Of all the things I have done wrong, it seems there is one odd infraction, unintentionally committed, that haunts my memory the most.
It was during our eighteen days of spectacular fun in Japan. We were in Okinawa, Japan, to be more specific. On New Year's Day we attended a festival, which is a big thing there. As far as we could see, we were the only foreigners among the considerable crowd. Everything was colorful and our senses were saturated. As is their custom, the people were extremely courteous.
We wandered around and took in the many sights, sounds, and smells. The event was a lot of fun even for me. I don't normally enjoy big crowds or festivals. By our stature, clothes, and hair color, we stood out like the proverbial sore thumb. Oddly, many people wanted to get a selfie with the family of Americans. We stopped and posed with anyone we noticed doing the selfie alignment. I started to feel like a rock star. It was kind of fun, although I wouldn't want the pressure of being conspicuous all the time.
A few young people tried out their limited English on us. It was clearly textbook English. We reciprocated with equally amusing attempts at Japanese. At least we all got a good laugh out of the deal.
Eventually, we found the food alley and, naturally, there were too many choices to pick from. Nothing was in English, so we had to go by the pictures or the food offerings themselves. Somehow, when I pointed at the spicy chicken on a kabob-looking stick, the oblique angle of my indication was also construed as a selection of a drumstick meal. There were nine of us ordering in a foreign language and the confusion was abundant.
When the orders were meted out, I found myself in the awkward position of being handed two meals. I was perplexed. The Japanese man with the drumstick meal and the Japanese lady with the kabob chicken did not understand this American with a communication problem. After several minutes of muddled gestures and head nodding, I was able to establish which of the meals I had actually intended to purchase. The lady passed it to me and the man returned the drumstick to the grill.

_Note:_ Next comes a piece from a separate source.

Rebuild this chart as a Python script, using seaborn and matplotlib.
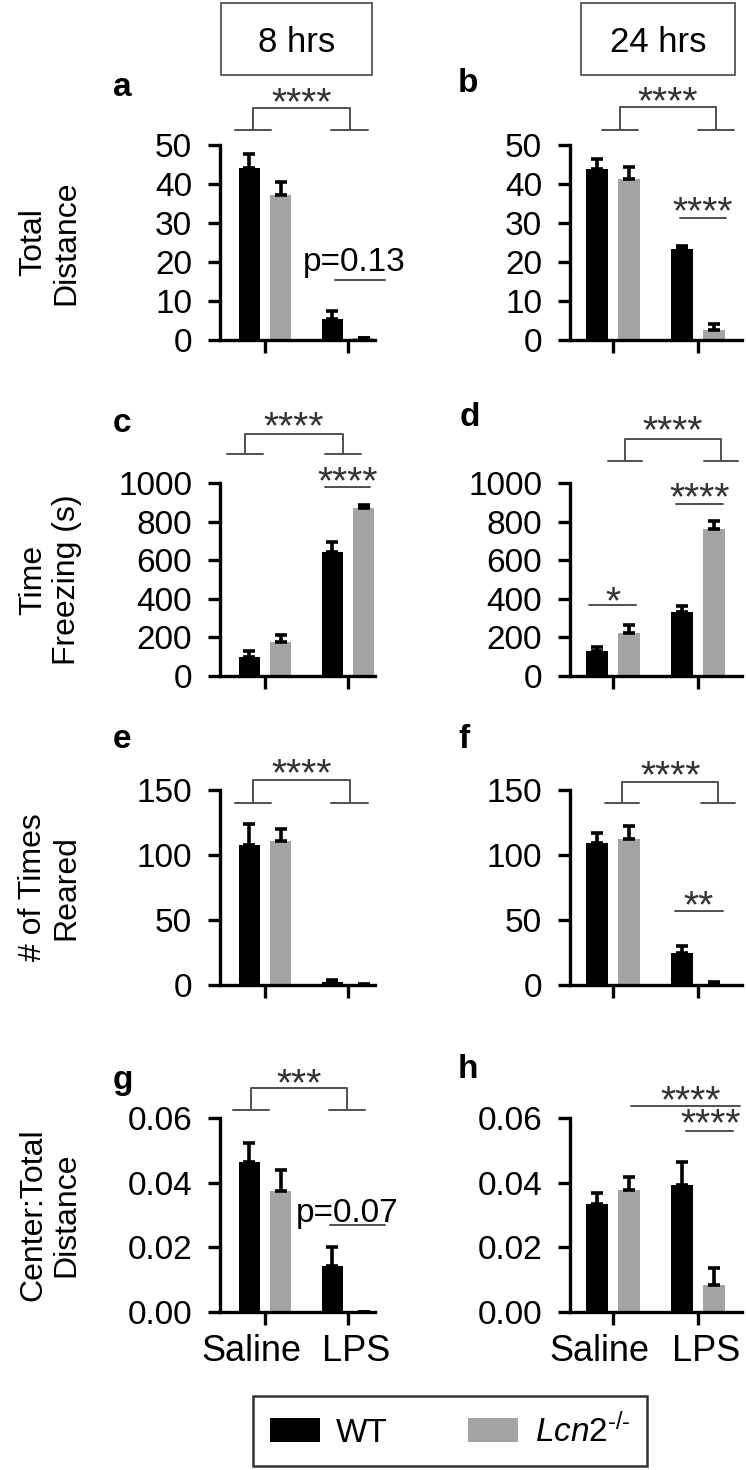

Way later it occurred to me, that in that honor driven society, I had probably insulted the man. I am such a dolt at times, maybe most times. I should have purchased both meals. It would have only been an extra ten bucks or so. It certainly would not have been the first time I have overeaten. Besides that, my college-aged son and two sons-in-law were there, so I could have passed the extra meal off to one of them.
Unfortunately, without considering the cultural context, I simply tried to resolve the communication breakdown. As a result, I have this weird sense of unresolved guilt. I wish I could return and make an apology. But I have no way of even knowing who the young man was. That really bothers me. I have done so much worse to others, but have at least been able to return and apologize.
In the big scheme of things, it is fairly minor, but the unresolvable nature of it leaves me, well, unresolved. So I offer here my apology, from the far side of the earth, to the very polite young man at the food booth among the dozens of food booths. And I hope he did not take that personally.
To my readers, I have a piece of advice for you: If you have a reason to apologize to someone, do it quickly before the window of opportunity closes.